During the consultation phase, IRMA planned and implemented in‑depth key informant interviews with staff from all partner organisations willing and available to participate, primarily through face‑to‑face meetings in Puerto Rico, complemented by online interviews with Oxfam staff in the United States and elsewhere. A perception survey, tailored separately for partners and Oxfam staff, was used to triangulate findings on the application of Oxfam’s local humanitarian leadership principles, such as partnership quality, gender justice, influencing, capacity sharing and funding practices. The evaluation also envisaged co‑developed case studies that would illustrate how partnership principles played out in practice over the life of the program.

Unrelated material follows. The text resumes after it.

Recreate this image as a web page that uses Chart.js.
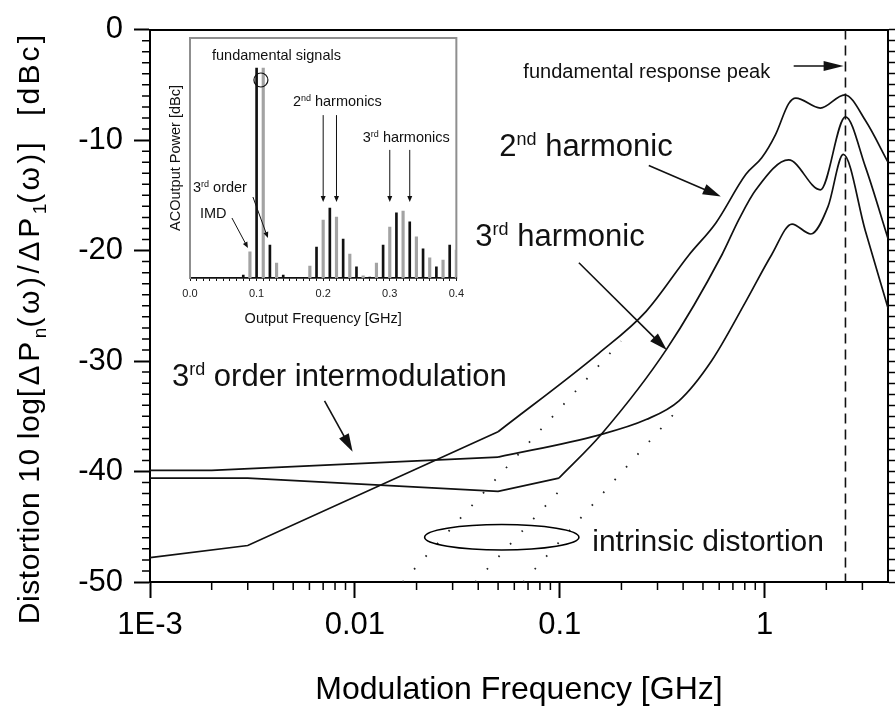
<!DOCTYPE html>
<html>
<head>
<meta charset="utf-8">
<title>Distortion vs modulation frequency</title>
<script src="https://cdn.jsdelivr.net/npm/chart.js@4.4.1/dist/chart.umd.min.js"></script>
<style>
  html, body { margin: 0; padding: 0; background: #fff; }
  .wrap { position: relative; width: 895px; height: 712px; }
  .wrap canvas { position: absolute; }
  #main { left: 0; top: 0; }
  #inset { left: 160px; top: 30px; }
</style>
</head>
<body>
<div class="wrap">
  <canvas id="main" width="895" height="712"></canvas>
  <canvas id="inset" width="310" height="305"></canvas>
</div>
<script>
// ---- main plot: modulation frequency [GHz] vs distortion [dBc] ----
const freqTicks = [0.001, 0.01, 0.1, 1];
const freqTickLabels = ["1E-3", "0.01", "0.1", "1"];

// 2nd harmonic (straight low-frequency part, smooth part above 0.05 GHz)
const h2LowFreq = [0.001, 0.003, 0.05];
const h2LowDb = [-47.8, -46.7, -36.4];
const h2HighFreq = [0.05, 0.155, 0.264, 0.427, 0.578, 0.81, 0.968, 1.13, 1.31, 1.42, 1.87, 2.46, 3.12, 4];
const h2HighDb = [-36.4, -29.3, -25.5, -20.4, -17.5, -13.1, -11.6, -9.5, -6.7, -6.2, -7.1, -5.9, -8.3, -12.0];

// 3rd harmonic
const h3LowFreq = [0.001, 0.003, 0.05, 0.099];
const h3LowDb = [-40.6, -40.6, -41.8, -40.6];
const h3HighFreq = [0.099, 0.16, 0.333, 0.618, 0.748, 0.906, 1.31, 1.87, 2.48, 3.1, 4];
const h3HighDb = [-40.6, -36.6, -28.9, -20.4, -17.2, -14.5, -11.8, -14.5, -7.9, -12.4, -18.9];

// 3rd order intermodulation
const imdLowFreq = [0.001, 0.002, 0.05];
const imdLowDb = [-39.9, -39.9, -38.7];
const imdHighFreq = [0.05, 0.155, 0.264, 0.382, 0.55, 0.81, 1.08, 1.36, 1.68, 2.04, 2.42, 3.1, 4];
const imdHighDb = [-38.7, -36.7, -35.3, -33.6, -30.0, -24.6, -20.4, -17.6, -18.5, -16.0, -11.3, -18.2, -25.2];

// intrinsic distortion (dotted)
const intr2Freq = [0.0171, 0.199];
const intr2Db = [-50, -28.2];
const intr3Freq = [0.0387, 0.106];
const intr3Db = [-50, -41.2];
const intrImdFreq = [0.0664, 0.394];
const intrImdDb = [-50, -34.0];

// fundamental response peak (dashed)
const peakFreq = 2.48;

// ---- inset: output spectrum ----
const insetTickLabels = ["0.0", "0.1", "0.2", "0.3", "0.4"];
const INSET_FLOOR = -70;
const blackFreq = [0.08, 0.10, 0.12, 0.14, 0.19, 0.21, 0.23, 0.25, 0.27, 0.29, 0.31, 0.33, 0.35, 0.37, 0.39];
const blackDb = [-69, 0, -59, -69, -59.7, -46.7, -57, -66.3, -69.7, -59, -48.3, -51.3, -60.3, -66.3, -59];
const grayFreq = [0.09, 0.11, 0.13, 0.18, 0.20, 0.22, 0.24, 0.26, 0.28, 0.30, 0.32, 0.34, 0.36, 0.38, 0.40];
const grayDb = [-61.3, 0, -65, -66, -50.7, -49.7, -62, -69.3, -65, -53, -47.7, -56.3, -63.3, -64, -60.7];

// ---- annotations ----
const FONT = "'Liberation Sans', Arial, Helvetica, sans-serif";

const mainLabels = [
  { f: 0.0664, db: -4.4, parts: [["fundamental response peak", 20]] },
  { f: 0.0507, db: -11.4, parts: [["2", 31], ["nd", 18, -11], [" harmonic", 31]] },
  { f: 0.0387, db: -19.6, parts: [["3", 31], ["rd", 18, -11], [" harmonic", 31]] },
  { f: 0.00128, db: -32.3, parts: [["3", 31], ["rd", 18, -11], [" order intermodulation", 31]] },
  { f: 0.144, db: -47.2, parts: [["intrinsic distortion", 30]] }
];
const mainArrows = [
  { from: [1.386, -3.3], to: [2.43, -3.3], head: 20, half: 5 },
  { from: [0.272, -12.3], to: [0.611, -15.1], head: 18, half: 5.5 },
  { from: [0.124, -21.1], to: [0.333, -29.0], head: 18, half: 5.5 },
  { from: [0.00711, -33.6], to: [0.00975, -38.2], head: 18, half: 5.5 }
];
const ellipse = { f: [0.0219, 0.124], db: [-44.8, -47.1] };
const yTitleParts = [
  ["Distortion 10 log", 30, 0, 0.6],
  ["[ΔP", 30, 0, 3.6], ["n", 19, 7, 0], ["(ω)/ΔP", 30, 0, 3.6], ["1", 19, 7, 0], ["(ω)]  [dBc]", 30, 0, 3.2]
];

const insetLabels = [
  { f: 0.033, db: 2.7, parts: [["fundamental signals", 14.5]] },
  { f: 0.1545, db: -12.7, parts: [["2", 14.5], ["nd", 9, -5], [" harmonics", 14.5]] },
  { f: 0.2595, db: -24.7, parts: [["3", 14.5], ["rd", 9, -5], [" harmonics", 14.5]] },
  { f: 0.0045, db: -41.3, parts: [["3", 14.5], ["rd", 9, -5], [" order", 14.5]] },
  { f: 0.015, db: -50, parts: [["IMD", 14.5]] }
];
const insetArrows = [
  { from: [0.2, -15.7], to: [0.2, -44.7] },
  { from: [0.22, -15.7], to: [0.22, -44.7] },
  { from: [0.30, -27.3], to: [0.30, -44.7] },
  { from: [0.33, -27.3], to: [0.33, -44.7] },
  { from: [0.0945, -43], to: [0.117, -56.7] },
  { from: [0.063, -50], to: [0.087, -60] }
];
const insetCircle = { f: 0.1065, db: -4 };

Chart.defaults.font.family = FONT;
Chart.defaults.color = "#000";

function drawRich(ctx, x, y, parts) {
  let cx = x;
  for (const [text, size, dy = 0, spacing = 0] of parts) {
    ctx.font = `${size}px ${FONT}`;
    ctx.letterSpacing = `${spacing}px`;
    ctx.fillText(text, cx, y + dy);
    cx += ctx.measureText(text).width;
  }
  ctx.letterSpacing = "0px";
  return cx - x;
}

function richWidth(ctx, parts) {
  let w = 0;
  for (const [text, size, , spacing = 0] of parts) {
    ctx.font = `${size}px ${FONT}`;
    ctx.letterSpacing = `${spacing}px`;
    w += ctx.measureText(text).width;
  }
  ctx.letterSpacing = "0px";
  return w;
}

function arrow(ctx, x1, y1, x2, y2, head, half) {
  const a = Math.atan2(y2 - y1, x2 - x1);
  const c = Math.cos(a), s = Math.sin(a);
  ctx.beginPath();
  ctx.moveTo(x1, y1);
  ctx.lineTo(x2 - head * 0.7 * c, y2 - head * 0.7 * s);
  ctx.stroke();
  ctx.beginPath();
  ctx.moveTo(x2, y2);
  ctx.lineTo(x2 - head * c + half * s, y2 - head * s - half * c);
  ctx.lineTo(x2 - head * c - half * s, y2 - head * s + half * c);
  ctx.closePath();
  ctx.fill();
}

function curve(freq, db, smooth, extra) {
  return Object.assign({
    data: freq.map((f, i) => ({ x: f, y: db[i] })),
    xAxisID: "x",
    yAxisID: "y",
    borderColor: "#111",
    borderWidth: 1.7,
    pointRadius: 0,
    tension: 0,
    cubicInterpolationMode: smooth ? "monotone" : "default"
  }, extra || {});
}

const dotted = { borderDash: [1.6, 15.5], borderWidth: 1.8, borderColor: "#222" };

const mainDeco = {
  id: "mainDeco",
  afterDraw(chart) {
    const { ctx, chartArea: a, scales: { x, y } } = chart;
    const px = (f) => x.getPixelForValue(f);
    const py = (v) => y.getPixelForValue(v);
    ctx.save();
    ctx.strokeStyle = "#000";
    ctx.fillStyle = "#000";

    // minor ticks (left and bottom)
    ctx.lineWidth = 1.5;
    ctx.beginPath();
    for (let v = y.min + 1; v < y.max; v++) {
      if (v % 10 === 0) continue;
      ctx.moveTo(a.left - 8, py(v));
      ctx.lineTo(a.left, py(v));
    }
    for (const d of freqTicks) {
      for (let m = 2; m < 10; m++) {
        const f = m * d;
        if (f >= x.max) break;
        ctx.moveTo(px(f), a.bottom);
        ctx.lineTo(px(f), a.bottom + 8);
      }
    }
    ctx.stroke();

    // y axis title with subscripts
    ctx.save();
    ctx.translate(39, 328);
    ctx.rotate(-Math.PI / 2);
    ctx.textBaseline = "alphabetic";
    drawRich(ctx, -richWidth(ctx, yTitleParts) / 2, 0, yTitleParts);
    ctx.restore();

    // ellipse round the intrinsic lines
    ctx.lineWidth = 1.6;
    const ex0 = px(ellipse.f[0]), ex1 = px(ellipse.f[1]);
    const ey0 = py(ellipse.db[0]), ey1 = py(ellipse.db[1]);
    ctx.beginPath();
    ctx.ellipse((ex0 + ex1) / 2, (ey0 + ey1) / 2, (ex1 - ex0) / 2, (ey1 - ey0) / 2, 0, 0, Math.PI * 2);
    ctx.stroke();

    // labels
    ctx.fillStyle = "#111";
    ctx.textBaseline = "alphabetic";
    for (const l of mainLabels) drawRich(ctx, px(l.f), py(l.db), l.parts);

    // arrows
    ctx.strokeStyle = "#111";
    ctx.lineWidth = 1.6;
    for (const ar of mainArrows) {
      arrow(ctx, px(ar.from[0]), py(ar.from[1]), px(ar.to[0]), py(ar.to[1]), ar.head, ar.half);
    }
    ctx.restore();
  }
};

new Chart(document.getElementById("main"), {
  type: "line",
  data: {
    datasets: [
      curve(intr2Freq, intr2Db, false, dotted),
      curve(intr3Freq, intr3Db, false, dotted),
      curve(intrImdFreq, intrImdDb, false, dotted),
      curve([peakFreq, peakFreq], [0, -50], false, { borderDash: [10, 6], borderWidth: 1.6 }),
      curve(h2LowFreq, h2LowDb, false),
      curve(h2HighFreq, h2HighDb, true),
      curve(h3LowFreq, h3LowDb, false),
      curve(h3HighFreq, h3HighDb, true),
      curve(imdLowFreq, imdLowDb, false),
      curve(imdHighFreq, imdHighDb, true)
    ]
  },
  options: {
    responsive: false,
    animation: false,
    layout: { padding: 0 },
    plugins: { legend: { display: false }, tooltip: { enabled: false } },
    scales: {
      x: {
        type: "logarithmic",
        position: "bottom",
        min: 0.001,
        max: 4,
        afterBuildTicks: (s) => { s.ticks = freqTicks.map((v) => ({ value: v })); },
        afterFit: (s) => { s.height = 130; },
        ticks: {
          callback: (v, i) => freqTickLabels[i],
          autoSkip: false,
          maxRotation: 0,
          padding: 9,
          font: { size: 31 },
          color: "#000"
        },
        grid: { drawOnChartArea: false, tickLength: 16, tickWidth: 2, tickColor: "#000" },
        border: { color: "#000", width: 2 },
        title: {
          display: true,
          text: "Modulation Frequency [GHz]",
          font: { size: 32 },
          color: "#000",
          padding: { top: 0, bottom: 3 }
        }
      },
      xTop: {
        type: "linear",
        position: "top",
        min: 0,
        max: 1,
        afterFit: (s) => { s.height = 20; },
        ticks: { display: false },
        grid: { drawOnChartArea: false, drawTicks: false },
        border: { color: "#000", width: 2 }
      },
      y: {
        type: "linear",
        position: "left",
        min: -50,
        max: 0,
        afterFit: (s) => { s.width = 150; },
        ticks: { stepSize: 10, padding: 11, font: { size: 31 }, color: "#000" },
        grid: { drawOnChartArea: false, tickLength: 16, tickWidth: 2, tickColor: "#000" },
        border: { color: "#000", width: 2 }
      },
      yRight: {
        type: "linear",
        position: "right",
        min: -50,
        max: 0,
        afterFit: (s) => { s.width = 7; },
        ticks: { display: false, stepSize: 1, maxTicksLimit: 100, autoSkip: false, font: { size: 6 } },
        grid: { drawOnChartArea: false, tickLength: 8, tickWidth: 1.5, tickColor: "#000" },
        border: { color: "#000", width: 2 }
      }
    }
  },
  plugins: [mainDeco]
});

const insetDeco = {
  id: "insetDeco",
  beforeDraw(chart) {
    const { ctx, chartArea: a } = chart;
    ctx.save();
    ctx.strokeStyle = "#8f8f8f";
    ctx.lineWidth = 2;
    ctx.strokeRect(a.left, a.top, a.right - a.left, a.bottom - a.top);
    ctx.restore();
  },
  afterDraw(chart) {
    const { ctx, scales: { x, y } } = chart;
    const px = (f) => x.getPixelForValue(f);
    const py = (v) => y.getPixelForValue(v);
    ctx.save();
    ctx.fillStyle = "#111";
    ctx.strokeStyle = "#111";
    ctx.textBaseline = "alphabetic";
    for (const l of insetLabels) drawRich(ctx, px(l.f), py(l.db), l.parts);
    ctx.lineWidth = 1;
    for (const ar of insetArrows) {
      arrow(ctx, px(ar.from[0]), py(ar.from[1]), px(ar.to[0]), py(ar.to[1]), 6, 2.5);
    }
    ctx.lineWidth = 1.2;
    ctx.beginPath();
    ctx.arc(px(insetCircle.f), py(insetCircle.db), 7, 0, Math.PI * 2);
    ctx.stroke();
    ctx.restore();
  }
};

new Chart(document.getElementById("inset"), {
  type: "bar",
  data: {
    datasets: [
      {
        data: grayFreq.map((f, i) => ({ x: f, y: grayDb[i] })),
        backgroundColor: "#a3a3a3",
        barThickness: 2.5,
        base: INSET_FLOOR,
        grouped: false
      },
      {
        data: blackFreq.map((f, i) => ({ x: f, y: blackDb[i] })),
        backgroundColor: "#111",
        barThickness: 2,
        base: INSET_FLOOR,
        grouped: false
      }
    ]
  },
  options: {
    responsive: false,
    animation: false,
    layout: { padding: { top: 8, right: 13, left: 0, bottom: 0 } },
    plugins: { legend: { display: false }, tooltip: { enabled: false } },
    scales: {
      x: {
        type: "linear",
        position: "bottom",
        min: 0,
        max: 0.4,
        offset: false,
        afterFit: (s) => { s.height = 57; },
        ticks: {
          stepSize: 0.01,
          maxTicksLimit: 100,
          autoSkip: false,
          maxRotation: 0,
          padding: 6,
          font: { size: 11 },
          color: "#222",
          callback: (v) => {
            const k = Math.round(v * 100);
            return k % 10 === 0 ? insetTickLabels[k / 10] : "";
          }
        },
        grid: { offset: false, drawOnChartArea: false, tickLength: 3, tickWidth: 1, tickColor: "#111" },
        border: { color: "#111", width: 1.5 },
        title: {
          display: true,
          text: "Output Frequency [GHz]",
          font: { size: 14.5 },
          color: "#111",
          padding: { top: 0, bottom: 7 }
        }
      },
      y: {
        type: "linear",
        min: INSET_FLOOR,
        max: 10,
        afterFit: (s) => { s.width = 30; },
        ticks: { display: false },
        grid: { display: false },
        border: { color: "#8f8f8f", width: 2 },
        title: {
          display: true,
          text: "ACOutput Power [dBc]",
          font: { size: 14.5 },
          color: "#111",
          padding: { top: 7, bottom: 0 }
        }
      }
    }
  },
  plugins: [insetDeco]
});
</script>
</body>
</html>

IRMA’s approach included dedicated validation and learning spaces to ensure that emerging insights were interpreted jointly and translated into actionable recommendations. The team proposed an in‑person workshop in Spanish with Puerto Rican partners, as well as a virtual workshop in English for Oxfam staff and any partners able to connect, to review preliminary findings, refine conclusions and co‑create recommendations for future programming and exits. The evaluation’s final outputs were designed to inform Oxfam America’s internal strategies on local humanitarian leadership and feminist partnering, and to contribute learning to the wider humanitarian and development sector.
IRMA’s team for this assignment comprised Marilise Turnbull, Lezlie Morinière and Maricela Perryman.